**Task requirements**
Reproduce exactly the lines below, from the first one through the line containing "const noAmount = [70];", and omit any pictures.

**Information shown**
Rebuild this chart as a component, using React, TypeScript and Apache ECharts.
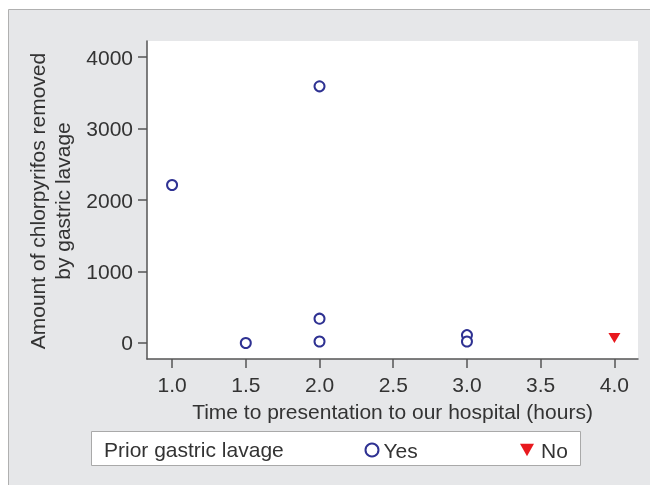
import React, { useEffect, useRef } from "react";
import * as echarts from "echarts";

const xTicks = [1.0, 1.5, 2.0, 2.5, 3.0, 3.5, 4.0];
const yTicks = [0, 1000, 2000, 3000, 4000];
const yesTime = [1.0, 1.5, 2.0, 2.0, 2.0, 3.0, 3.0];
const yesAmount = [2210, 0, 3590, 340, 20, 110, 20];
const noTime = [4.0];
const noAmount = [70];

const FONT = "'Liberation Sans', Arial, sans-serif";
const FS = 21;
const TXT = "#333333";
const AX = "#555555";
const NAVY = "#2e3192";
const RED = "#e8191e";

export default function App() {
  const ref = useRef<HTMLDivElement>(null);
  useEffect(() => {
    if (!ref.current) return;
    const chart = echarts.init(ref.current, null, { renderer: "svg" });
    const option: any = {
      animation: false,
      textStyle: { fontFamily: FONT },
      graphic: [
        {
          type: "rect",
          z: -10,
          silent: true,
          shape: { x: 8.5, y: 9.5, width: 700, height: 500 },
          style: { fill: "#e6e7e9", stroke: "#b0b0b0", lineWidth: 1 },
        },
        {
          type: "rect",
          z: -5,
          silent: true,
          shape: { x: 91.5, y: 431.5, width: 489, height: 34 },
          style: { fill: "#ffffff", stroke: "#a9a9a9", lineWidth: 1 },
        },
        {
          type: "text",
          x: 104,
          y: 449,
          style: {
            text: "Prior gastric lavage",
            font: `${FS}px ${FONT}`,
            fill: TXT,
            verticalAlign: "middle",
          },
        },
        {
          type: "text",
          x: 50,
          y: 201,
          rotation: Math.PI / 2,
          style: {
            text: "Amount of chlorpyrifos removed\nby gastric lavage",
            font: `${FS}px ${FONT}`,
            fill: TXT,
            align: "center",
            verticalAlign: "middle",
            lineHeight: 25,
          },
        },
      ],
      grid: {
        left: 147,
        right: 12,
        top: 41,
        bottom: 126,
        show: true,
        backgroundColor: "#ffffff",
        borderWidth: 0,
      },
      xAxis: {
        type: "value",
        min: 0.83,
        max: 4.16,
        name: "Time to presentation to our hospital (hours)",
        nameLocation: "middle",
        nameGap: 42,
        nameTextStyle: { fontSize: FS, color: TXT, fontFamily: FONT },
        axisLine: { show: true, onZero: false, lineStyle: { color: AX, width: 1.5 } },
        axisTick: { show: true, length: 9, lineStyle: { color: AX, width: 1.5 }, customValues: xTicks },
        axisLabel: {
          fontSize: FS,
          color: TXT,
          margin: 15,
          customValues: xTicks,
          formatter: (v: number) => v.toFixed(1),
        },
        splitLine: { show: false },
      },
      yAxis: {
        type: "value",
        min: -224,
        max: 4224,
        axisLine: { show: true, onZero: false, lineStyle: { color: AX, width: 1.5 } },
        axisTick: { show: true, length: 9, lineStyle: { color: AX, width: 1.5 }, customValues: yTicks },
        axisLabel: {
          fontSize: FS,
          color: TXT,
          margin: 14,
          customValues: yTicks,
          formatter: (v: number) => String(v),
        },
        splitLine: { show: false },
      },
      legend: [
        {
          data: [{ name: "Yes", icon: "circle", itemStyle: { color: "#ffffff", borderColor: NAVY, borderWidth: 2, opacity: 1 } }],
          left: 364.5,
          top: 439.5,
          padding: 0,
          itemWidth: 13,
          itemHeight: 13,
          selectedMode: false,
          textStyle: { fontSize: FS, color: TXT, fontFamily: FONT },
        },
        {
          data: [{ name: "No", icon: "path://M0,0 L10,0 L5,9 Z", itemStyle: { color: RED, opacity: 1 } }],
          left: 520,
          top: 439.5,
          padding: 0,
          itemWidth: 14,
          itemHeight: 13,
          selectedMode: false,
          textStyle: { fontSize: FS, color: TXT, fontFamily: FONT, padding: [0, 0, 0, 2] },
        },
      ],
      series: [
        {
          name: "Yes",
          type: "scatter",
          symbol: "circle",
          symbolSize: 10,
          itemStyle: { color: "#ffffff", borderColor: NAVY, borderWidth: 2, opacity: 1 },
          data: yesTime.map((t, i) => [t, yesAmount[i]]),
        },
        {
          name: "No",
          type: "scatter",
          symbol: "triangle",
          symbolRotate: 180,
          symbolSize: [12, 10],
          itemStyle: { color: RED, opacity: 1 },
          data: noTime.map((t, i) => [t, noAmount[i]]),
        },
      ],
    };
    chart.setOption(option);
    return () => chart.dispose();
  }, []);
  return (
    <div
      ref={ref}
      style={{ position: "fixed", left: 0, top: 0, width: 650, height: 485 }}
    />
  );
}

**Written response**
Rebuild this chart as a component, using React, TypeScript and Apache ECharts.
import React, { useEffect, useRef } from "react";
import * as echarts from "echarts";

const xTicks = [1.0, 1.5, 2.0, 2.5, 3.0, 3.5, 4.0];
const yTicks = [0, 1000, 2000, 3000, 4000];
const yesTime = [1.0, 1.5, 2.0, 2.0, 2.0, 3.0, 3.0];
const yesAmount = [2210, 0, 3590, 340, 20, 110, 20];
const noTime = [4.0];
const noAmount = [70];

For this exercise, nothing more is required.